Oracle Valuation Model. (TIKR)
That target leans heavily on Oracle successfully executing the buildout it has already committed to. The mid case assumes revenue growth of around 22% annually, well above Oracle’s historical pace but roughly in line with what the current backlog implies, alongside net income margin expanding to around 27% as the cloud infrastructure business scales.
The model also assumes some multiple compression along the way, meaning the return isn’t dependent on the market re-rating Oracle back toward its old highs. It’s dependent on earnings growth doing the work.
The Street’s own consensus target sits meaningfully lower, at around $252, still implying solid upside from here but reflecting more caution about financing risk than TIKR’s model does. That gap is really about how much credit each framework gives Oracle for converting its backlog into cash without straining its balance sheet further.

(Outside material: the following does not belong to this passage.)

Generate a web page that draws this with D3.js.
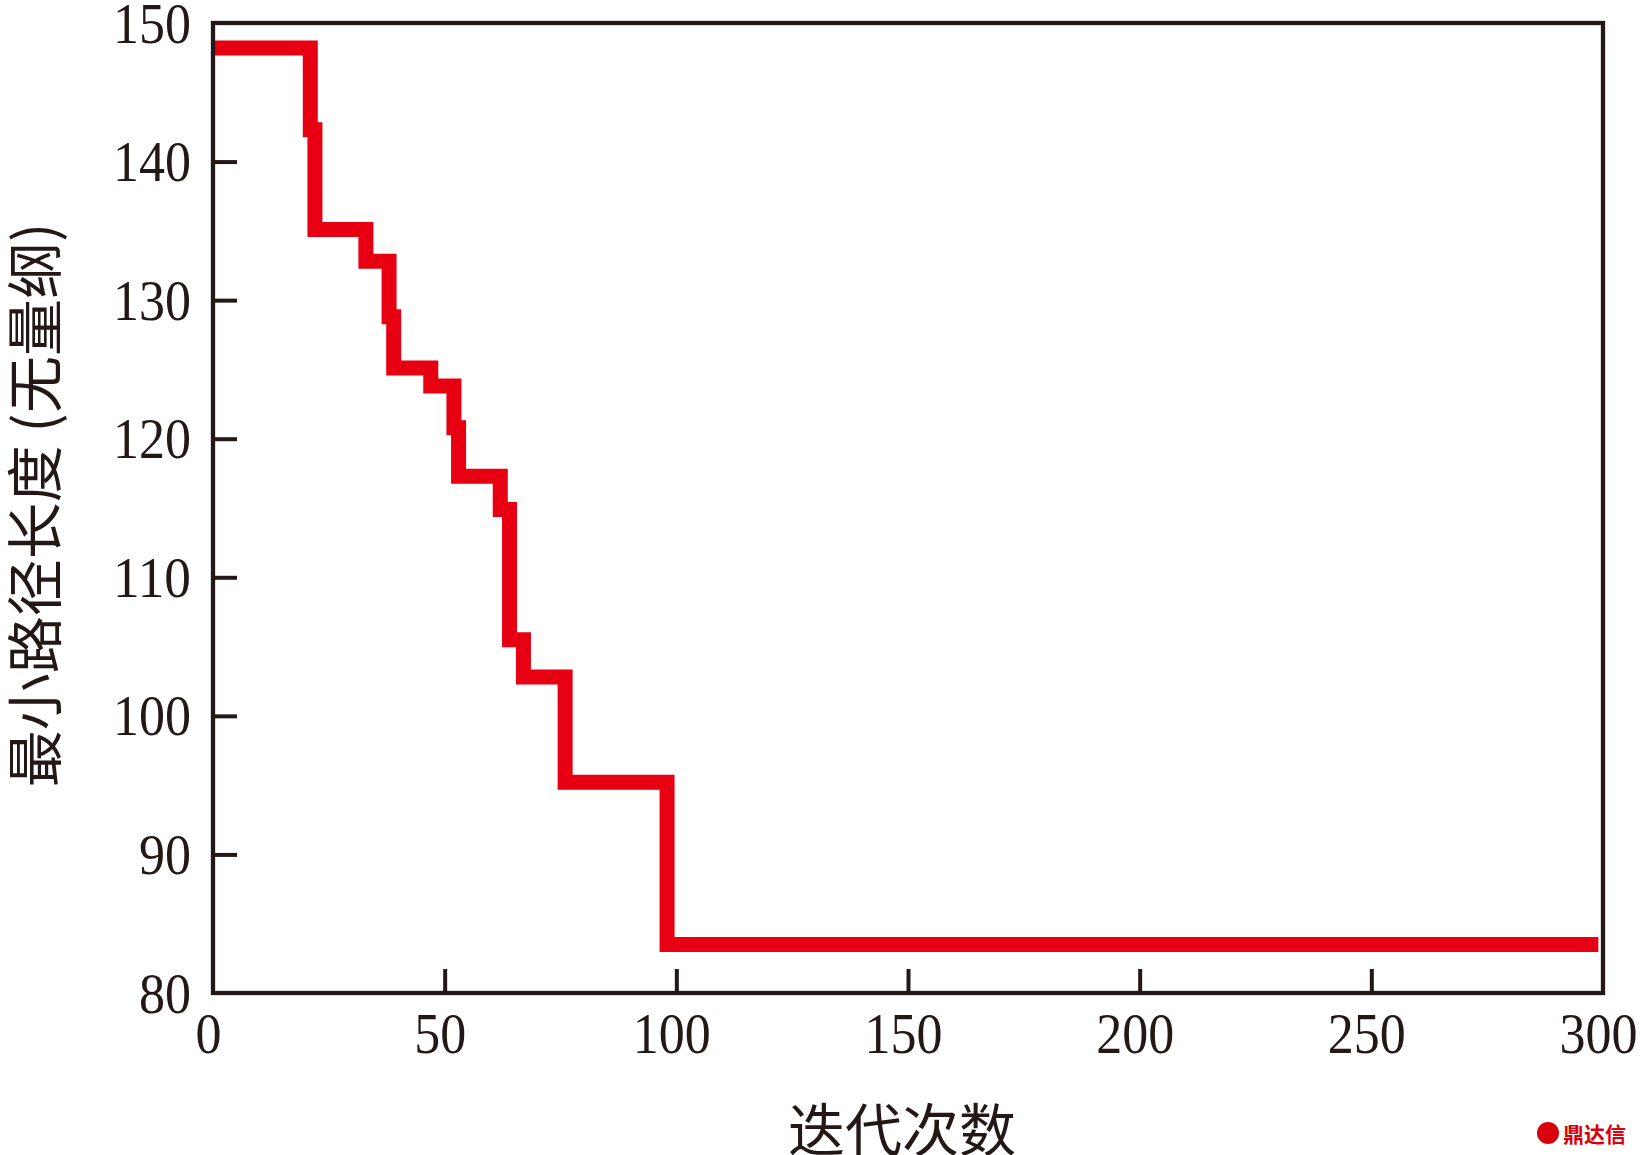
<!DOCTYPE html>
<html>
<head>
<meta charset="utf-8">
<script src="https://cdn.jsdelivr.net/npm/d3@7/dist/d3.min.js"></script>
<style>
  html, body { margin: 0; padding: 0; background: #ffffff; }
  svg { display: block; }
</style>
</head>
<body>
<svg id="chart" width="1640" height="1155"></svg>
<script>
// ---- data ----
const iterations = [0, 21, 22, 33, 38, 39, 47, 52, 53, 62, 64, 67, 76, 98, 299];
const minLength  = [148.2, 142.3, 135.1, 132.8, 128.8, 125.1, 123.8, 120.8, 117.3, 114.9, 105.5, 102.8, 95.2, 83.5, 83.5];
const xTickValues = [0, 50, 100, 150, 200, 250, 300];
const yTickValues = [80, 90, 100, 110, 120, 130, 140, 150];
const xTitle = "迭代次数";
const yTitle = "最小路径长度 (无量纲)";
const watermark = "鼎达信";

// ---- layout ----
const W = 1640, H = 1155;
const L = 213, R = 1603, T = 23, B = 993;
const ink = "#231815";
const red = "#e60012";
const serif = "'Liberation Serif', 'Times New Roman', 'DejaVu Serif', serif";
const cjk = "'Noto Sans CJK SC', 'Noto Sans CJK JP', sans-serif";

const svg = d3.select("#chart");
svg.append("rect").attr("width", W).attr("height", H).attr("fill", "#fff");

const x = d3.scaleLinear().domain([0, 300]).range([L, R]);
const y = d3.scaleLinear().domain([80, 150]).range([B, T]);

const data = iterations.map((it, i) => [it, minLength[i]]);

// line
const line = d3.line().x(d => x(d[0])).y(d => y(d[1])).curve(d3.curveStepAfter);
svg.append("path")
  .datum(data)
  .attr("d", line)
  .attr("fill", "none")
  .attr("stroke", red)
  .attr("stroke-width", 15)
  .attr("stroke-linejoin", "miter")
  .attr("stroke-linecap", "butt");

// axes
const digitW = 26;
const xAxis = d3.axisBottom(x).tickValues(xTickValues).tickSizeInner(-24).tickSizeOuter(0).tickPadding(0).tickFormat(d3.format("d"));
const gx = svg.append("g").attr("transform", `translate(0,${B})`).call(xAxis);
gx.select(".domain").remove();
gx.selectAll(".tick line").attr("stroke", ink).attr("stroke-width", 4);
gx.selectAll(".tick text")
  .attr("fill", ink)
  .attr("font-family", serif)
  .attr("font-size", 58)
  .attr("y", 60).attr("dy", null).attr("dx", -5)
  .attr("text-anchor", "middle")
  .attr("textLength", function() { return this.textContent.length * digitW; })
  .attr("lengthAdjust", "spacingAndGlyphs");
gx.selectAll(".tick").filter(d => d === 0 || d === 300).select("line").remove();

const yAxis = d3.axisLeft(y).tickValues(yTickValues).tickSizeInner(-24).tickSizeOuter(0).tickPadding(22).tickFormat(d3.format("d"));
const gy = svg.append("g").attr("transform", `translate(${L},0)`).call(yAxis);
gy.select(".domain").remove();
gy.selectAll(".tick line").attr("stroke", ink).attr("stroke-width", 4);
gy.selectAll(".tick text")
  .attr("fill", ink)
  .attr("font-family", serif)
  .attr("font-size", 58)
  .attr("dy", null).attr("y", 19)
  .attr("text-anchor", "end")
  .attr("textLength", function() { return this.textContent.length * digitW; })
  .attr("lengthAdjust", "spacingAndGlyphs");
gy.selectAll(".tick").filter(d => d === 80 || d === 150).select("line").remove();

// frame
svg.append("rect")
  .attr("x", L).attr("y", T)
  .attr("width", R - L).attr("height", B - T)
  .attr("fill", "none")
  .attr("stroke", ink)
  .attr("stroke-width", 4.3);

// titles
svg.append("text")
  .attr("x", (L + R) / 2 - 6).attr("y", 1126)
  .attr("text-anchor", "middle")
  .attr("dominant-baseline", "central")
  .attr("font-family", cjk)
  .attr("font-size", 57)
  .attr("fill", ink)
  .text(xTitle);

svg.append("text")
  .attr("transform", `translate(31,505) rotate(-90)`)
  .attr("text-anchor", "middle")
  .attr("dominant-baseline", "central")
  .attr("font-family", cjk)
  .attr("font-size", 57)
  .attr("fill", ink)
  .text(yTitle);

// watermark
const wm = svg.append("g").attr("fill", "#d9000d");
wm.append("circle").attr("cx", 1548).attr("cy", 1133).attr("r", 11);
wm.append("text")
  .attr("x", 1563).attr("y", 1133)
  .attr("dominant-baseline", "central")
  .attr("font-family", cjk)
  .attr("font-weight", "bold")
  .attr("font-size", 21)
  .text(watermark);
</script>
</body>
</html>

Oracle’s selloff isn’t a story about fading demand. Revenue, cloud growth, and backlog are all at record levels, and the AI infrastructure buildout behind them is real and contracted, not speculative. The genuine risk is financing: rising debt, negative free cash flow, and a $40 billion funding plan that could dilute shareholders if it leans too heavily on equity. Investors willing to underwrite that execution risk are being offered a business growing faster than at almost any point in its history at a price well below where it traded a year ago.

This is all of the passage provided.